Amid all the noise of an ever-changing digital landscape, how can you make your customers pay more attention to your brand? Of course, there is no right answer to this, but one trend that we have seen emerge is the rise of brand avatars.
These new virtual characters and avatars are designed to create a more immersive and human customer experience as well as form a meaningful relationship between brand and user. In other words, the goal is to create an authentic experience that transforms ads into narratives and brands into people.
To make this clearer, let’s jump right in with an example: A controversial but famous example of a brand avatar was featured in a campaign in 2019 by Calvin Klein. The ad shows Bella Hadid alongside the ‘virtual influencer’ Lil Miquela. In the ad, the two women kiss to raise awareness to LGBTQ rights, but received a lot of backlash for the concept. Like Bella Hadid, Lil Miquela is no stranger to the public. The ‘influencer’ avatar that was created by the L.A. start-up now has over 2.4 million followers on Instagram.
So even though the ad has implemented a new, virtual element for the younger, tech-savvy generation, it lacked good insight. But when used right, brand avatars can benefit your brand in many ways:
Alternative to a logo
Logos can easily become outdated and cannot always express all the values and beliefs a company wants to convey. Brand avatars on the other hand can adapt the way they look and speak and move between contexts. Only by changing their facial expression, they already convey different emotions.
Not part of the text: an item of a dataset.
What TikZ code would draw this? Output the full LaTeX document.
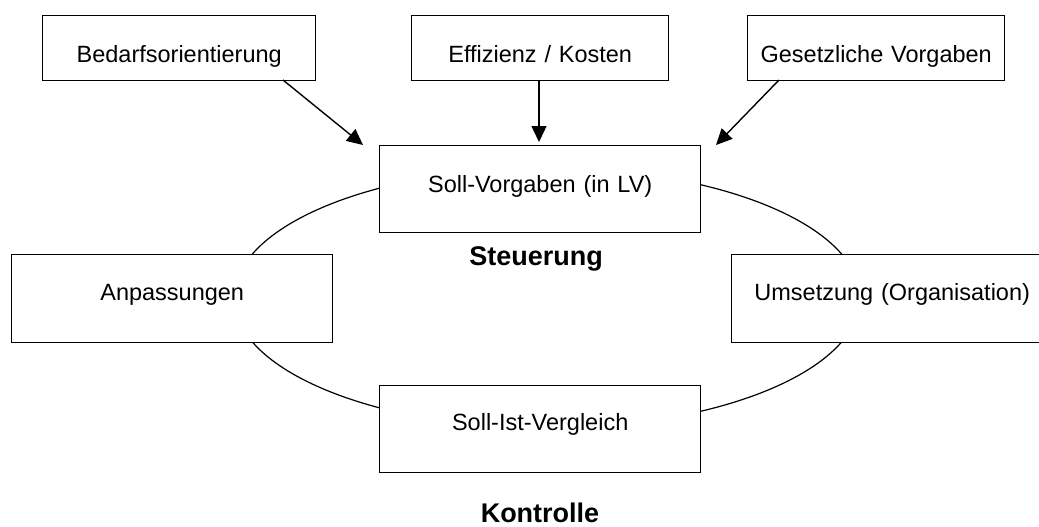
\documentclass[tikz,border=0pt]{standalone}
\usepackage{fontspec}
\setmainfont{Liberation Sans}
\usetikzlibrary{arrows.meta}
\begin{document}
\begin{tikzpicture}[x=1pt,y=-1pt,
  box/.style={draw=black,line width=1.4pt,fill=white,inner sep=0pt,anchor=north west,
    align=center,font=\fontsize{23.5}{28}\selectfont},
  lbl/.style={inner sep=0pt,anchor=base,font=\fontsize{27}{32}\selectfont\bfseries},
  arr/.style={line width=1.4pt,-{Triangle[length=16pt,width=15pt]}},
  ring/.style={line width=1.2pt}]
\useasboundingbox (0,0) rectangle (1039,527);
\clip (0,0) rectangle (1039,527);
% cycle ellipse
\coordinate (c) at (547,298);
\draw[ring] (c) ellipse [x radius=313, y radius=130];
% top boxes
\node[box,text width=273pt,text height=47pt,text depth=18pt] (bed) at (42,15) {Bedarfsorientierung};
\node[box,text width=257pt,text height=47pt,text depth=18pt] (eff) at (411,15) {Effizienz / Kosten};
\node[box,text width=257pt,text height=47pt,text depth=18pt] (ges) at (747,15) {Gesetzliche Vorgaben};
% cycle boxes
\node[box,text width=321pt,text height=47pt,text depth=40pt] (soll) at (379,145) {Soll-Vorgaben (in LV)};
\node[box,text width=321pt,text height=46pt,text depth=42pt] (anp) at (11,254) {Anpassungen};
\node[box,text width=321pt,text height=46pt,text depth=42pt] (ums) at (731,254) {Umsetzung (Organisation)};
\node[box,text width=321pt,text height=45pt,text depth=42pt] (vgl) at (379,385) {Soll-Ist-Vergleich};
% labels
\node[lbl] (steu) at (536,265) {Steuerung};
\node[lbl] (kon) at (540,522) {Kontrolle};
% arrows
\coordinate (s1) at (283,80);
\coordinate (t1) at (363,145);
\coordinate (s2) at (539,80);
\coordinate (t2) at (539,142);
\coordinate (s3) at (779,80);
\coordinate (t3) at (716,145);
\draw[arr] (s1) -- (t1);
\draw[arr] (s2) -- (t2);
\draw[arr] (s3) -- (t3);
\end{tikzpicture}
\end{document}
Who better to tell your business’ story than a brand avatar? They can deliver a narrative in an emotional and interesting way and become the face and voice of your business. We’ve seen this in FAQ video content where brands use avatars to answer customer questions in a ‘real-life’ manner. (find examples below)
Humanising your brand
Marketeers often use well-researched ‘personas’ to develop a clear target audience. In this regard, brand avatars can help you develop your own persona. So, ask yourself questions like: If my company was a person, what would he/she look like? How would he/she dress? How would he/she speak? What personality would he/she have? The more human your avatar is, the better it will resonate with your audience.
There’s already been a handful of brands who have made use of brand avatars: Gucci, for instance, has heavily invested to serve ongoing digital touchpoints to their Generation Z audience. They have teamed up with Genies, an avatar company similar to Bitmoji, and saw this effort to expand to the younger audience pay off with an increase in revenue. On top of that, Gucci has announced plans to develop a “digital closet”, in an effort to personalise the avatars even more and use it as a means to promote their clothing range. With this, they are trying to engage with the young, tech-savvy community and build a long-term relationship with their customers.
Another great example of brands using avatars is the Japanese based Skincare brand SK-II. They have created their own avatar brand ambassador called YUMI. ‘She’ was built using AI and is designed to answer customer questions in multiple languages and share real-world advice on skincare.
Lastly, another famous company that has used brand avatars is Cheetos. With their Halloween campaign ‘Cheetos x Genies’, Cheetos teamed up with Genies and let users dress their personal avatars in Cheetos-inspired clothes.
Avatars have come a long way from The Sims as users choose to express themselves on social media platforms like Snapchat and Instagram in new creative ways. So are brand avatars the new logos, models, emojis and influencers? Nobody knows. But we’ll definitely keep a close eye on them and see how the customer demand shapes the lives of these fictional characters.